THE RECORDS >>

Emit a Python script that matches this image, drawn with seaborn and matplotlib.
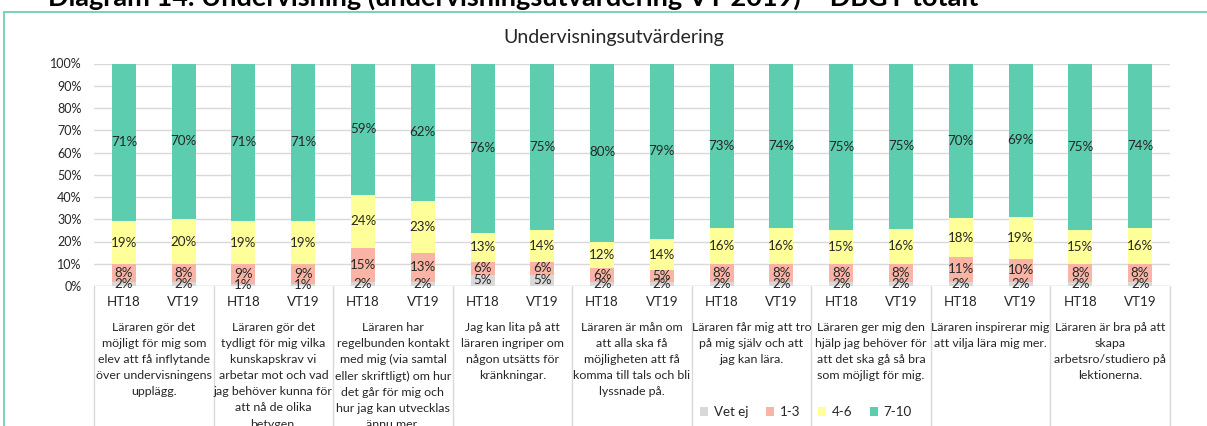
* * *
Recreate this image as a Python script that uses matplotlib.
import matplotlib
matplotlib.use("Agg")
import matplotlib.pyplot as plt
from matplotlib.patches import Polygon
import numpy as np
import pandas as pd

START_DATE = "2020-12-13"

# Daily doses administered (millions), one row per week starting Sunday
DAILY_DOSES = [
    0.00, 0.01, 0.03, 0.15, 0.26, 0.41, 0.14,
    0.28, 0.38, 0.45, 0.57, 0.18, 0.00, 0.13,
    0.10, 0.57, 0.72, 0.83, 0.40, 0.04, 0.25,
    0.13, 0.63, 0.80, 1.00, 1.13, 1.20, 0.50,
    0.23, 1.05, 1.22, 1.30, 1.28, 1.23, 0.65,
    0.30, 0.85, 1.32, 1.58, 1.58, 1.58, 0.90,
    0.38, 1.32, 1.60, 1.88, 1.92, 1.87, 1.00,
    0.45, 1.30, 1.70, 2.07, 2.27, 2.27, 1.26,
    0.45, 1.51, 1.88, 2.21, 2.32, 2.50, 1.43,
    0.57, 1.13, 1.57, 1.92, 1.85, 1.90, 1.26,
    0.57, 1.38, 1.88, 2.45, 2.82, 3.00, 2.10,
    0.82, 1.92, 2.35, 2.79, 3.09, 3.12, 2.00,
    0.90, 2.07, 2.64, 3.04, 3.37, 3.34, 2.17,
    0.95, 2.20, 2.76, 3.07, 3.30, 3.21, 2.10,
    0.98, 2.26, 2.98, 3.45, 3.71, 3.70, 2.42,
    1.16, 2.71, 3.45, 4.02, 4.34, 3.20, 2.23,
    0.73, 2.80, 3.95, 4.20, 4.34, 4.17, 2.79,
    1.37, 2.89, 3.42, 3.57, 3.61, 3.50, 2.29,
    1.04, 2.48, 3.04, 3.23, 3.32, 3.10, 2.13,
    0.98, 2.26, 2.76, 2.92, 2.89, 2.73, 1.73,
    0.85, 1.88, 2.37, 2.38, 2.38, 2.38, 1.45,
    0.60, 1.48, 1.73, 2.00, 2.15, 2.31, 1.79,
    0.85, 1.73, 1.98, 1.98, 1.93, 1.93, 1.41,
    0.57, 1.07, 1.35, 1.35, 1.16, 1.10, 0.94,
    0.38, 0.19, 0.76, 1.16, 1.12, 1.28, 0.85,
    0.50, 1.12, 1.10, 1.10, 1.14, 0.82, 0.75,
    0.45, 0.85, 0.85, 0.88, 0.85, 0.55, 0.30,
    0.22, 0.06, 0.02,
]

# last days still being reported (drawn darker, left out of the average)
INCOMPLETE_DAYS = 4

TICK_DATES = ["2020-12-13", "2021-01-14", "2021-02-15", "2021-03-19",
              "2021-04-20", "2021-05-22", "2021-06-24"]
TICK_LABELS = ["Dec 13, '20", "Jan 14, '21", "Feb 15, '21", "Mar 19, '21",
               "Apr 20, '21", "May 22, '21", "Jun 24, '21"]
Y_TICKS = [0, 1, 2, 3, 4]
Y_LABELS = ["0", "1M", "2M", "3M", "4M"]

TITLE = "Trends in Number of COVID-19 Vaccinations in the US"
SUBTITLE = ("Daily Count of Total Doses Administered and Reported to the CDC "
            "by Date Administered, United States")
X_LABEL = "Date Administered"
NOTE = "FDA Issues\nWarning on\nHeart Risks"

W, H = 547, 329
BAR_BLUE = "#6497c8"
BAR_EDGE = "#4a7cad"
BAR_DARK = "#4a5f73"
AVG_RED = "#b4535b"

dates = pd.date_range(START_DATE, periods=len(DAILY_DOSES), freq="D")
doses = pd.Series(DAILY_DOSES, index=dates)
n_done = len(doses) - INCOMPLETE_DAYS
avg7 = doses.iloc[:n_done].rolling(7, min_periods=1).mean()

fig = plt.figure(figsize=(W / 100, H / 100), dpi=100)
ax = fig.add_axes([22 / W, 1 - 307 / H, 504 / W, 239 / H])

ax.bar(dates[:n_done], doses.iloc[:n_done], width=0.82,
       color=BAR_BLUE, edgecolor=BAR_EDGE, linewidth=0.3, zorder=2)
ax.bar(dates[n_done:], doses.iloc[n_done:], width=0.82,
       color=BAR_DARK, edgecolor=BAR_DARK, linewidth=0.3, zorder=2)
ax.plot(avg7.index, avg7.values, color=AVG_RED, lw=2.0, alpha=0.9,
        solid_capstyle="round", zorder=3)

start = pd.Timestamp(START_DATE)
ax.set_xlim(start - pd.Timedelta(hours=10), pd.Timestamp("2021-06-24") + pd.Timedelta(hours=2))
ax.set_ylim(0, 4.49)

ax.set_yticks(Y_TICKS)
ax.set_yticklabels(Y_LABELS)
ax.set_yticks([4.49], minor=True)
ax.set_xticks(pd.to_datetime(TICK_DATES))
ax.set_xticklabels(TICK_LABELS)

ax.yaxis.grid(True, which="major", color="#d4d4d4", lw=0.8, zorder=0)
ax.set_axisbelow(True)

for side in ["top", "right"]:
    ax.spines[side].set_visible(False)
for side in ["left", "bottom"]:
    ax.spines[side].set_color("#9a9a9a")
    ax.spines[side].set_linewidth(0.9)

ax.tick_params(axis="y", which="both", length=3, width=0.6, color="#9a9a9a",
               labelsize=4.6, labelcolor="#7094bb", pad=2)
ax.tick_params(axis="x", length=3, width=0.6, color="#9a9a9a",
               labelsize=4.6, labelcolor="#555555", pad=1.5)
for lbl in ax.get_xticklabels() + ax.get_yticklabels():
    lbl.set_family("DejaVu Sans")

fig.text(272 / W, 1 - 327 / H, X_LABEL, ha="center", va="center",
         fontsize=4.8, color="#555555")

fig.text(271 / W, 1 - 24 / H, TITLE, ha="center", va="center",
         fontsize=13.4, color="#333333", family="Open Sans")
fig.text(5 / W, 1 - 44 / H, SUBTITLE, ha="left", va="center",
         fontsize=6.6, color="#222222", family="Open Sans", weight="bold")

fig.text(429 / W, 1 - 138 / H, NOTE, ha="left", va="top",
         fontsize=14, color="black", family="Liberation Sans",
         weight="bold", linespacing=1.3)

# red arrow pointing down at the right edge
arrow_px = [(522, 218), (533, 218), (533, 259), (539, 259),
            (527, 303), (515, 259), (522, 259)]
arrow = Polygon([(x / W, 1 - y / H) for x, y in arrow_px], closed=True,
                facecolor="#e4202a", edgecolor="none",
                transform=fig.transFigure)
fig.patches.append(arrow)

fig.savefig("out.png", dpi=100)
--
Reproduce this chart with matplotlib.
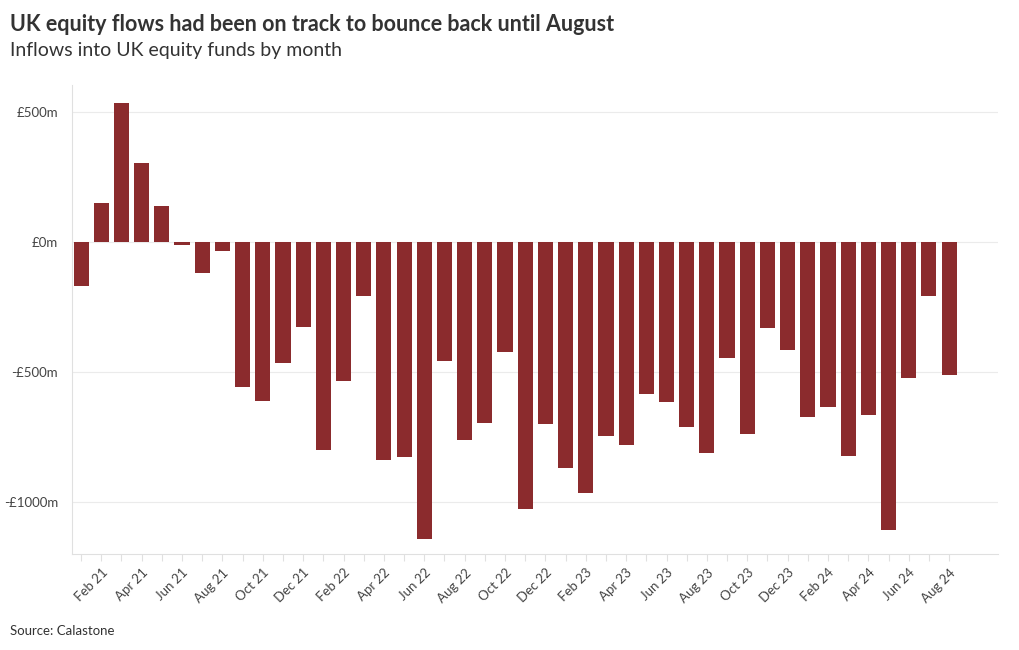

WHAT YOU ARE ASKED TO DO >> Locate the lines above that contain "Python" and copy them.

EXERCISE OUTPUT >>
Emit a Python script that matches this image, drawn with seaborn and matplotlib.
Recreate this image as a Python script that uses matplotlib.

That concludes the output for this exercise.